ALBANESE: To me if you are serious about making real change in society, then you have to be a party of government. They are the ones that really make a difference.
SMITH: All right, let’s talk about preferences and extremists. The Greens today have released their policy plan. By 2030 – in ten and a half years’ time – they want 100 per cent renewable energy, a total ban on coal-generated power. We will have no baseload power. The whole country will fall on its knees. When is Bill Shorten going to disown the Greens like Scott Morrison has disowned One Nation today?
ALBANESE: Well we are opposed to the Greens. We seek people to vote Labor and of course. Why didn’t they put that forward until 2020? Why wait until 2030 if that is the sort of fantasy position that is put forward? But these fringe parties are able to do that, to put forward ideas that simply don’t stack up. They don’t have to pay for any of their promises.
SMITH: You’ve been having an affair with the Greens for years. You have been having an affair with the Greens for years.
ALBANESE: As you full well know, Chris, I am in an electorate whereby my main opposition is the Greens at every election and it will be the case this time around again. So you can’t accuse me of having a close relationship with the Greens.
SMITH: Well we can accuse the Labor Party of hopping into bed with the Greens and back out and hopping back in again. You formed government one time with the Greens support?
ALBANESE: No, we didn’t form government with the Greens at all, ever. What we did do was have an agreement over confidence and supply, which someone had to do because no one had the absolute majority in the Parliament just as the current Government has an agreement over confidence and supply with a range of the crossbenchers.
SMITH: Okay, so what’s your message to voters who think the Greens are on the right track in pushing for 100 per cent renewables in ten and a half years’ time?
ALBANESE: Well it’s simply not a real promise.
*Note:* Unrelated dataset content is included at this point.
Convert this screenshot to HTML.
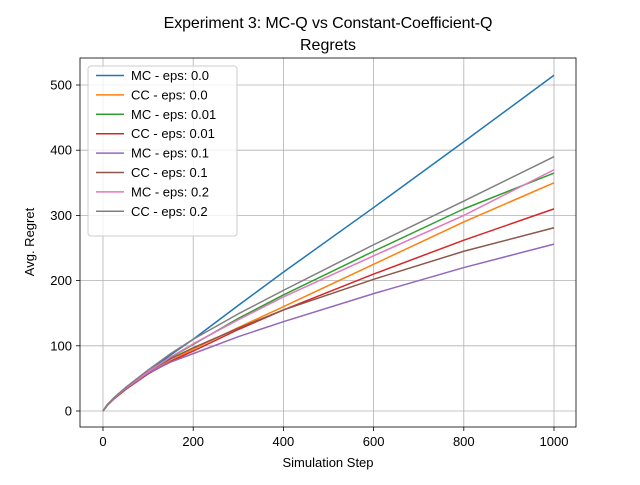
<!DOCTYPE html>
<html><head><meta charset="utf-8"><style>
body{margin:0;background:#fff}
svg text{font-family:"Liberation Sans","DejaVu Sans",sans-serif;fill:#000}
</style></head><body>
<svg id="chart" width="640" height="480" xmlns="http://www.w3.org/2000/svg">
<rect width="640" height="480" fill="#fff"/>
<text x="328" y="28" font-size="16" text-anchor="middle" letter-spacing="-0.1">Experiment 3: MC-Q vs Constant-Coefficient-Q</text>
<text x="328" y="50" font-size="16" text-anchor="middle">Regrets</text>
<g id="grid"></g>
<g id="lines"></g>
<rect x="80" y="58" width="496" height="369" fill="none" stroke="#000" stroke-width="0.8"/>
<g id="ticks"></g>
<text x="328" y="467" font-size="13" text-anchor="middle">Simulation Step</text>
<text x="34" y="242" font-size="13" text-anchor="middle" transform="rotate(-90 34 242)">Avg. Regret</text>
<g id="legend"></g>
</svg>
<script>
const xs=[0,10,25,50,100,150,200,300,400,600,800,1000];
const seriesNames=["MC - eps: 0.0","CC - eps: 0.0","MC - eps: 0.01","CC - eps: 0.01","MC - eps: 0.1","CC - eps: 0.1","MC - eps: 0.2","CC - eps: 0.2"];
const mc00=[0,10,20,35,60,86,110,162,213,312,413,515];
const cc00=[0,9,19,33,57,77,95,128,160,225,290,350];
const mc001=[0,10,20,34,60,82,102,142,178,245,310,365];
const cc001=[0,9,19,33,57,76,92,125,155,210,262,310];
const mc01=[0,10,20,34,58,75,88,114,137,180,220,256];
const cc01=[0,10,20,35,60,80,97,127,155,202,245,281];
const mc02=[0,10,20,35,60,83,103,140,175,238,300,370];
const cc02=[0,10,21,36,63,88,110,149,185,255,322,390];
const seriesVals=[mc00,cc00,mc001,cc001,mc01,cc01,mc02,cc02];
const colors=["#1f77b4","#ff7f0e","#2ca02c","#d62728","#9467bd","#8c564b","#e377c2","#7f7f7f"];
const xTicks=[0,200,400,600,800,1000];
const yTicks=[0,100,200,300,400,500];
const X=v=>103+v*0.451, Y=v=>411-v*0.652;
const NS="http://www.w3.org/2000/svg";
function mk(tag,attrs,parent){const e=document.createElementNS(NS,tag);for(const k in attrs)e.setAttribute(k,attrs[k]);parent.appendChild(e);return e;}
const grid=document.getElementById('grid'),ticks=document.getElementById('ticks'),lines=document.getElementById('lines'),legend=document.getElementById('legend');
xTicks.forEach(t=>{
 const g=mk('line',{x1:X(t),x2:X(t),y1:58,y2:427,stroke:'#b0b0b0','stroke-width':0.8},grid);
 
 
 mk('line',{x1:X(t),x2:X(t),y1:427,y2:431,stroke:'#000','stroke-width':0.8},ticks);
 const tx=mk('text',{x:X(t),y:446,'font-size':13,'text-anchor':'middle'},ticks);tx.textContent=t;
 
 
});
yTicks.forEach(t=>{
 const g=mk('line',{x1:80,x2:576,y1:Y(t),y2:Y(t),stroke:'#b0b0b0','stroke-width':0.8},grid);
 
 
 mk('line',{x1:76,x2:80,y1:Y(t),y2:Y(t),stroke:'#000','stroke-width':0.8},ticks);
 const tx=mk('text',{x:72,y:Y(t)+4.5,'font-size':13,'text-anchor':'end'},ticks);tx.textContent=t;
 
 
});
seriesVals.forEach((vals,i)=>{
 const p=mk('polyline',{points:xs.map((x,j)=>X(x)+','+Y(vals[j])).join(' '),fill:'none',stroke:colors[i],'stroke-width':1.5,'stroke-linejoin':'round'},lines);
 
 
});
const lb=mk('rect',{x:88,y:66,width:149,height:170,rx:3,fill:'#fff','fill-opacity':0.8,stroke:'#ccc'},legend);


seriesNames.forEach((n,i)=>{
 const y=75.5+i*19.4;
 const l=mk('line',{x1:96,x2:124,y1:y,y2:y,stroke:colors[i],'stroke-width':1.5},legend);
 
 
 const t=mk('text',{x:131,y:y+4.5,'font-size':13},legend);t.textContent=n;
 
 
});
</script>
</body></html>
It doesn’t stack up economically. It would damage the economy. What we need to do is to transition in a sensible way to a clean energy economy. We know that the future is renewables, but that future can’t be done overnight and we need practical policies. And what the Greens do all the time, is to come up with with policies that that sound good because they know they’ll never be in a position to actually have to implement them and this is the same Greens political party that of course voted against a carbon pollution reduction scheme under the Rudd Government twice. If that had occurred then the last decade of war over energy policy would have been put to rest at that time.
SMITH: True. Very true. Thank you very much for your time this afternoon. Good to catch up.
ALBANESE: Always good to talk to you.